## start DATASET SECTION

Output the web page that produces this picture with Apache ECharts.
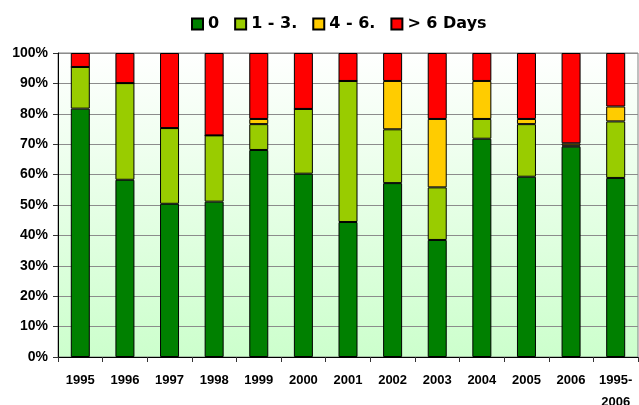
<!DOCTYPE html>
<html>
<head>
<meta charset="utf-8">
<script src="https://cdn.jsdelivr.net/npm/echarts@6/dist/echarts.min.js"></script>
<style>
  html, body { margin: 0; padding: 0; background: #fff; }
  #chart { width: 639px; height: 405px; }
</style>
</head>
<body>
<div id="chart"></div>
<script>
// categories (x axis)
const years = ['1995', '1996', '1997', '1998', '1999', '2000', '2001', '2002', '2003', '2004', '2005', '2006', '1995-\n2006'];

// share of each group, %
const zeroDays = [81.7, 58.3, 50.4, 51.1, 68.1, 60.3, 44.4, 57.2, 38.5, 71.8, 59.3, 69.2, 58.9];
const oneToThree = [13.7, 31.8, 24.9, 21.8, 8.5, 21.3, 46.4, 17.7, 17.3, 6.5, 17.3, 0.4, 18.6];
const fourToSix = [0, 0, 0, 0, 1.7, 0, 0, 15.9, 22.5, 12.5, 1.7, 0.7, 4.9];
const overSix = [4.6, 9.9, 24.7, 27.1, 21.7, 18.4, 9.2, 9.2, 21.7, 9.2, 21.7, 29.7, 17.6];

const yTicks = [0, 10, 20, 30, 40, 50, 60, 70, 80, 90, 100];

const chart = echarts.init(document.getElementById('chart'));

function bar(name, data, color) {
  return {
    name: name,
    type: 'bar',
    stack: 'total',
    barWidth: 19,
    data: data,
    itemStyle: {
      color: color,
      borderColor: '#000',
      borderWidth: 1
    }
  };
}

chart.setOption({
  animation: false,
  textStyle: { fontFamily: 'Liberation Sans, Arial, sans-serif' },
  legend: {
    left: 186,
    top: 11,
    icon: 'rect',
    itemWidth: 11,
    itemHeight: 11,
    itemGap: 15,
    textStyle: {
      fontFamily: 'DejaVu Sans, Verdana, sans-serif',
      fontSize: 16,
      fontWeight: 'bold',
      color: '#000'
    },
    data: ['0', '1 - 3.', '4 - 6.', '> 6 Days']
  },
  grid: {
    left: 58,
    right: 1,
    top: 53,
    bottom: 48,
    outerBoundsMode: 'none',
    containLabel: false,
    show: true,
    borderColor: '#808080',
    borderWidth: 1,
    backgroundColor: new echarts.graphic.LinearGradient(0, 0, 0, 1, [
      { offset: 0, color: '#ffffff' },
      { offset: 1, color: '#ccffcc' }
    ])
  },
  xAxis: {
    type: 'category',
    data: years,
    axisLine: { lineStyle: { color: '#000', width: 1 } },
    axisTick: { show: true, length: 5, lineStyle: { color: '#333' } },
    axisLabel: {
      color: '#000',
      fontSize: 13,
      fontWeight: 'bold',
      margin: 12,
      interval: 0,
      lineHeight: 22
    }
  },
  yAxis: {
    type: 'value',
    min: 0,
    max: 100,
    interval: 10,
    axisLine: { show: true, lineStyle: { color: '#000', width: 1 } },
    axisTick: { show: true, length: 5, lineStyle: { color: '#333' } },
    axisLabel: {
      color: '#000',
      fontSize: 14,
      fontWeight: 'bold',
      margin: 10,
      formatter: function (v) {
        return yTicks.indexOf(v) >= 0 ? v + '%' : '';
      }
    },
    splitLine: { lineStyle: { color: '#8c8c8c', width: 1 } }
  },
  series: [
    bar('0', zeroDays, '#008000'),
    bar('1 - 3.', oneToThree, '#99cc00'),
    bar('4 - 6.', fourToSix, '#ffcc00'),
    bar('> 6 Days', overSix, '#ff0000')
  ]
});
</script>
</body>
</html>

## end DATASET SECTION

__TASK PROMPT__. Copy the whole listing above word for word but do not carry over the pictures.

__PROBLEM SOLUTION__.
Output the web page that produces this picture with Apache ECharts.
<!DOCTYPE html>
<html>
<head>
<meta charset="utf-8">
<script src="https://cdn.jsdelivr.net/npm/echarts@6/dist/echarts.min.js"></script>
<style>
  html, body { margin: 0; padding: 0; background: #fff; }
  #chart { width: 639px; height: 405px; }
</style>
</head>
<body>
<div id="chart"></div>
<script>
// categories (x axis)
const years = ['1995', '1996', '1997', '1998', '1999', '2000', '2001', '2002', '2003', '2004', '2005', '2006', '1995-\n2006'];

// share of each group, %
const zeroDays = [81.7, 58.3, 50.4, 51.1, 68.1, 60.3, 44.4, 57.2, 38.5, 71.8, 59.3, 69.2, 58.9];
const oneToThree = [13.7, 31.8, 24.9, 21.8, 8.5, 21.3, 46.4, 17.7, 17.3, 6.5, 17.3, 0.4, 18.6];
const fourToSix = [0, 0, 0, 0, 1.7, 0, 0, 15.9, 22.5, 12.5, 1.7, 0.7, 4.9];
const overSix = [4.6, 9.9, 24.7, 27.1, 21.7, 18.4, 9.2, 9.2, 21.7, 9.2, 21.7, 29.7, 17.6];

const yTicks = [0, 10, 20, 30, 40, 50, 60, 70, 80, 90, 100];

const chart = echarts.init(document.getElementById('chart'));

function bar(name, data, color) {
  return {
    name: name,
    type: 'bar',
    stack: 'total',
    barWidth: 19,
    data: data,
    itemStyle: {
      color: color,
      borderColor: '#000',
      borderWidth: 1
    }
  };
}

chart.setOption({
  animation: false,
  textStyle: { fontFamily: 'Liberation Sans, Arial, sans-serif' },
  legend: {
    left: 186,
    top: 11,
    icon: 'rect',
    itemWidth: 11,
    itemHeight: 11,
    itemGap: 15,
    textStyle: {
      fontFamily: 'DejaVu Sans, Verdana, sans-serif',
      fontSize: 16,
      fontWeight: 'bold',
      color: '#000'
    },
    data: ['0', '1 - 3.', '4 - 6.', '> 6 Days']
  },
  grid: {
    left: 58,
    right: 1,
    top: 53,
    bottom: 48,
    outerBoundsMode: 'none',
    containLabel: false,
    show: true,
    borderColor: '#808080',
    borderWidth: 1,
    backgroundColor: new echarts.graphic.LinearGradient(0, 0, 0, 1, [
      { offset: 0, color: '#ffffff' },
      { offset: 1, color: '#ccffcc' }
    ])
  },
  xAxis: {
    type: 'category',
    data: years,
    axisLine: { lineStyle: { color: '#000', width: 1 } },
    axisTick: { show: true, length: 5, lineStyle: { color: '#333' } },
    axisLabel: {
      color: '#000',
      fontSize: 13,
      fontWeight: 'bold',
      margin: 12,
      interval: 0,
      lineHeight: 22
    }
  },
  yAxis: {
    type: 'value',
    min: 0,
    max: 100,
    interval: 10,
    axisLine: { show: true, lineStyle: { color: '#000', width: 1 } },
    axisTick: { show: true, length: 5, lineStyle: { color: '#333' } },
    axisLabel: {
      color: '#000',
      fontSize: 14,
      fontWeight: 'bold',
      margin: 10,
      formatter: function (v) {
        return yTicks.indexOf(v) >= 0 ? v + '%' : '';
      }
    },
    splitLine: { lineStyle: { color: '#8c8c8c', width: 1 } }
  },
  series: [
    bar('0', zeroDays, '#008000'),
    bar('1 - 3.', oneToThree, '#99cc00'),
    bar('4 - 6.', fourToSix, '#ffcc00'),
    bar('> 6 Days', overSix, '#ff0000')
  ]
});
</script>
</body>
</html>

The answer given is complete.